• Stated task: Transcribe each line of the material as it is, and drop any picture.

• Data block:

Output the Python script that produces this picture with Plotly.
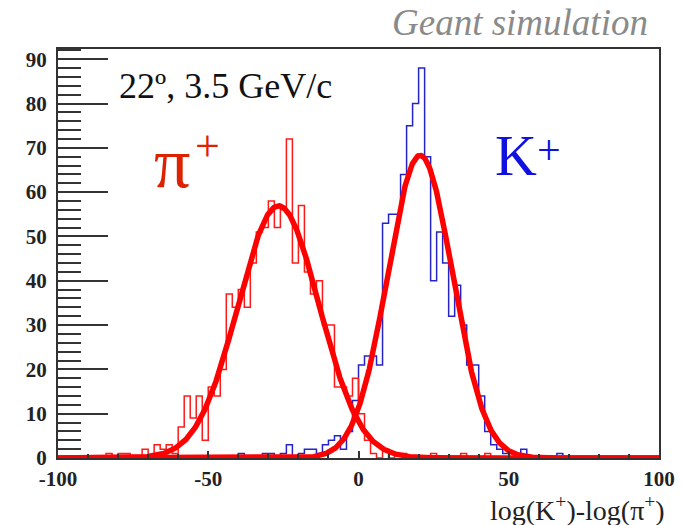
import numpy as np
import plotly.graph_objects as go

# ---- data (bins of width 2 from -100 to 100) ----
bin_low = -100
bin_width = 2
n_bins = 100

# pi+ histogram counts, bins [-100,-98] ... [98,100]
pion_counts = [
    0, 0, 0, 0, 0, 0, 0, 0, 1, 0,
    1, 1, 0, 0, 2, 0, 3, 2, 3, 1,
    7, 14, 9, 14, 4, 16, 14, 20, 37, 34,
    38, 34, 44, 51, 52, 58, 52, 56, 72, 44,
    57, 42, 37, 40, 30, 30, 16, 16, 14, 18,
    10, 4, 1, 0, 2, 0, 1, 1, 0, 0,
    0, 0, 1, 0, 0, 0, 0, 1, 0, 0,
    0, 1, 0, 0, 0, 0, 0, 0, 0, 0,
    0, 0, 0, 0, 0, 0, 0, 0, 0, 0,
    0, 0, 0, 0, 0, 0, 0, 0, 0, 0,
]

# K+ histogram counts
kaon_counts = [
    0, 0, 0, 0, 0, 0, 0, 0, 0, 0,
    0, 0, 0, 0, 0, 0, 0, 0, 0, 0,
    0, 0, 0, 0, 0, 0, 0, 0, 0, 0,
    1, 0, 0, 0, 1, 1, 0, 1, 3, 0,
    1, 2, 2, 1, 3, 4, 5, 2, 6, 13,
    21, 23, 23, 21, 53, 55, 55, 64, 75, 80,
    88, 68, 40, 51, 44, 32, 39, 30, 21, 21,
    14, 6, 3, 2, 1, 0, 0, 2, 0, 0,
    0, 0, 0, 1, 0, 0, 0, 0, 0, 0,
    0, 0, 0, 0, 0, 0, 0, 0, 0, 0,
]

# Gaussian fit parameters: amplitude, mean, sigma
pion_fit = (56.9, -26.6, 13.5)
kaon_fit = (68.3, 20.5, 10.8)

x_ticks = [-100, -50, 0, 50, 100]
x_tick_labels = ["-100", "-50", "0", "50", "100"]
y_ticks = [0, 10, 20, 30, 40, 50, 60, 70, 80, 90]

# ---- build figure ----
edges = [bin_low + bin_width * i for i in range(n_bins + 1)]


def step_trace(counts, color, name):
    ys = list(counts) + [counts[-1]]
    return go.Scatter(x=edges, y=ys, mode="lines", line=dict(color=color, width=1.5, shape="hv"),
                      name=name, showlegend=False, hoverinfo="skip")


def gauss(params, xs):
    a, m, s = params
    return a * np.exp(-0.5 * ((xs - m) / s) ** 2)


xf = np.linspace(-100, 100, 1001)

fig = go.Figure()
fig.add_trace(step_trace(kaon_counts, "#2424c8", "K+"))
fig.add_trace(step_trace(pion_counts, "#ff1a1a", "pi+"))
fig.add_trace(go.Scatter(x=xf, y=gauss(pion_fit, xf), mode="lines",
                         line=dict(color="#ff0000", width=5.5), showlegend=False, hoverinfo="skip"))
fig.add_trace(go.Scatter(x=xf, y=gauss(kaon_fit, xf), mode="lines",
                         line=dict(color="#ff0000", width=5.5), showlegend=False, hoverinfo="skip"))

serif = "'Liberation Serif', 'Times New Roman', Times, serif"
axis_col = "#333333"
pi_col = "#dd2200"
k_col = "#1010e0"

fig.update_layout(
    width=690, height=525,
    margin=dict(l=58, r=31, t=49, b=67),
    paper_bgcolor="white", plot_bgcolor="white",
    font=dict(family=serif, color="#222222"),
    xaxis=dict(
        range=[-100, 100], showgrid=False, zeroline=False,
        showline=True, linecolor=axis_col, linewidth=2, mirror=True,
        ticks="inside", ticklen=7, tickwidth=1.5, tickcolor=axis_col,
        tickvals=x_ticks, ticktext=["<b>%s</b>" % t for t in x_tick_labels],
        tickfont=dict(family=serif, size=21, color="#222222"),
        minor=dict(dtick=10, ticks="inside", ticklen=4, tickwidth=1.5, tickcolor=axis_col),
        ticklabelstandoff=1,
    ),
    yaxis=dict(
        range=[0, 92.3], showgrid=False, zeroline=False,
        showline=True, linecolor=axis_col, linewidth=2, mirror=True,
        ticks="inside", ticklen=50, tickwidth=2, tickcolor=axis_col,
        tickvals=y_ticks, ticktext=["<b>%d</b>" % v for v in y_ticks],
        tickfont=dict(family=serif, size=21, color="#222222"),
        minor=dict(dtick=2, ticks="inside", ticklen=23, tickwidth=2, tickcolor=axis_col),
        ticklabelstandoff=5,
    ),
    annotations=[
        dict(text="<i>Geant simulation</i>", xref="paper", yref="paper", x=0.985, y=1.066,
             xanchor="right", yanchor="middle", showarrow=False,
             font=dict(family=serif, size=37, color="#8a8a8a")),
        dict(text="22º, 3.5 GeV/c", xref="x", yref="y", x=-80.5, y=84,
             xanchor="left", yanchor="middle", showarrow=False,
             font=dict(family=serif, size=36, color="#111111")),
        dict(text="π", xref="x", yref="y", x=-68.5, y=66.5,
             xanchor="left", yanchor="middle", showarrow=False,
             font=dict(family=serif, size=72, color=pi_col), borderpad=0),
        dict(text="+", xref="x", yref="y", x=-54.6, y=70.2,
             xanchor="left", yanchor="middle", showarrow=False,
             font=dict(family=serif, size=44, color=pi_col), borderpad=0),
        dict(text="K", xref="x", yref="y", x=45, y=68.2,
             xanchor="left", yanchor="middle", showarrow=False,
             font=dict(family=serif, size=58, color=k_col), borderpad=0),
        dict(text="+", xref="x", yref="y", x=59.1, y=69.5,
             xanchor="left", yanchor="middle", showarrow=False,
             font=dict(family=serif, size=42, color=k_col), borderpad=0),
        dict(text="log(K<sup>+</sup>)-log(π<sup>+</sup>)", xref="paper", yref="paper", x=1.012, y=-0.123,
             xanchor="right", yanchor="middle", showarrow=False,
             font=dict(family=serif, size=28, color="#222222"), borderpad=0),
    ],
)

fig.write_html("out.html")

• The result:
Output the Python script that produces this picture with Plotly.
import numpy as np
import plotly.graph_objects as go

# ---- data (bins of width 2 from -100 to 100) ----
bin_low = -100
bin_width = 2
n_bins = 100

# pi+ histogram counts, bins [-100,-98] ... [98,100]
pion_counts = [
    0, 0, 0, 0, 0, 0, 0, 0, 1, 0,
    1, 1, 0, 0, 2, 0, 3, 2, 3, 1,
    7, 14, 9, 14, 4, 16, 14, 20, 37, 34,
    38, 34, 44, 51, 52, 58, 52, 56, 72, 44,
    57, 42, 37, 40, 30, 30, 16, 16, 14, 18,
    10, 4, 1, 0, 2, 0, 1, 1, 0, 0,
    0, 0, 1, 0, 0, 0, 0, 1, 0, 0,
    0, 1, 0, 0, 0, 0, 0, 0, 0, 0,
    0, 0, 0, 0, 0, 0, 0, 0, 0, 0,
    0, 0, 0, 0, 0, 0, 0, 0, 0, 0,
]

# K+ histogram counts
kaon_counts = [
    0, 0, 0, 0, 0, 0, 0, 0, 0, 0,
    0, 0, 0, 0, 0, 0, 0, 0, 0, 0,
    0, 0, 0, 0, 0, 0, 0, 0, 0, 0,
    1, 0, 0, 0, 1, 1, 0, 1, 3, 0,
    1, 2, 2, 1, 3, 4, 5, 2, 6, 13,
    21, 23, 23, 21, 53, 55, 55, 64, 75, 80,
    88, 68, 40, 51, 44, 32, 39, 30, 21, 21,
    14, 6, 3, 2, 1, 0, 0, 2, 0, 0,
    0, 0, 0, 1, 0, 0, 0, 0, 0, 0,
    0, 0, 0, 0, 0, 0, 0, 0, 0, 0,
]

# Gaussian fit parameters: amplitude, mean, sigma
pion_fit = (56.9, -26.6, 13.5)
kaon_fit = (68.3, 20.5, 10.8)

x_ticks = [-100, -50, 0, 50, 100]
x_tick_labels = ["-100", "-50", "0", "50", "100"]
y_ticks = [0, 10, 20, 30, 40, 50, 60, 70, 80, 90]

# ---- build figure ----
edges = [bin_low + bin_width * i for i in range(n_bins + 1)]


def step_trace(counts, color, name):
    ys = list(counts) + [counts[-1]]
    return go.Scatter(x=edges, y=ys, mode="lines", line=dict(color=color, width=1.5, shape="hv"),
                      name=name, showlegend=False, hoverinfo="skip")


def gauss(params, xs):
    a, m, s = params
    return a * np.exp(-0.5 * ((xs - m) / s) ** 2)


xf = np.linspace(-100, 100, 1001)

fig = go.Figure()
fig.add_trace(step_trace(kaon_counts, "#2424c8", "K+"))
fig.add_trace(step_trace(pion_counts, "#ff1a1a", "pi+"))
fig.add_trace(go.Scatter(x=xf, y=gauss(pion_fit, xf), mode="lines",
                         line=dict(color="#ff0000", width=5.5), showlegend=False, hoverinfo="skip"))
fig.add_trace(go.Scatter(x=xf, y=gauss(kaon_fit, xf), mode="lines",
                         line=dict(color="#ff0000", width=5.5), showlegend=False, hoverinfo="skip"))

serif = "'Liberation Serif', 'Times New Roman', Times, serif"
axis_col = "#333333"
pi_col = "#dd2200"
k_col = "#1010e0"

fig.update_layout(
    width=690, height=525,
    margin=dict(l=58, r=31, t=49, b=67),
    paper_bgcolor="white", plot_bgcolor="white",
    font=dict(family=serif, color="#222222"),
    xaxis=dict(
        range=[-100, 100], showgrid=False, zeroline=False,
        showline=True, linecolor=axis_col, linewidth=2, mirror=True,
        ticks="inside", ticklen=7, tickwidth=1.5, tickcolor=axis_col,
        tickvals=x_ticks, ticktext=["<b>%s</b>" % t for t in x_tick_labels],
        tickfont=dict(family=serif, size=21, color="#222222"),
        minor=dict(dtick=10, ticks="inside", ticklen=4, tickwidth=1.5, tickcolor=axis_col),
        ticklabelstandoff=1,
    ),
    yaxis=dict(
        range=[0, 92.3], showgrid=False, zeroline=False,
        showline=True, linecolor=axis_col, linewidth=2, mirror=True,
        ticks="inside", ticklen=50, tickwidth=2, tickcolor=axis_col,
        tickvals=y_ticks, ticktext=["<b>%d</b>" % v for v in y_ticks],
        tickfont=dict(family=serif, size=21, color="#222222"),
        minor=dict(dtick=2, ticks="inside", ticklen=23, tickwidth=2, tickcolor=axis_col),
        ticklabelstandoff=5,
    ),
    annotations=[
        dict(text="<i>Geant simulation</i>", xref="paper", yref="paper", x=0.985, y=1.066,
             xanchor="right", yanchor="middle", showarrow=False,
             font=dict(family=serif, size=37, color="#8a8a8a")),
        dict(text="22º, 3.5 GeV/c", xref="x", yref="y", x=-80.5, y=84,
             xanchor="left", yanchor="middle", showarrow=False,
             font=dict(family=serif, size=36, color="#111111")),
        dict(text="π", xref="x", yref="y", x=-68.5, y=66.5,
             xanchor="left", yanchor="middle", showarrow=False,
             font=dict(family=serif, size=72, color=pi_col), borderpad=0),
        dict(text="+", xref="x", yref="y", x=-54.6, y=70.2,
             xanchor="left", yanchor="middle", showarrow=False,
             font=dict(family=serif, size=44, color=pi_col), borderpad=0),
        dict(text="K", xref="x", yref="y", x=45, y=68.2,
             xanchor="left", yanchor="middle", showarrow=False,
             font=dict(family=serif, size=58, color=k_col), borderpad=0),
        dict(text="+", xref="x", yref="y", x=59.1, y=69.5,
             xanchor="left", yanchor="middle", showarrow=False,
             font=dict(family=serif, size=42, color=k_col), borderpad=0),
        dict(text="log(K<sup>+</sup>)-log(π<sup>+</sup>)", xref="paper", yref="paper", x=1.012, y=-0.123,
             xanchor="right", yanchor="middle", showarrow=False,
             font=dict(family=serif, size=28, color="#222222"), borderpad=0),
    ],
)

fig.write_html("out.html")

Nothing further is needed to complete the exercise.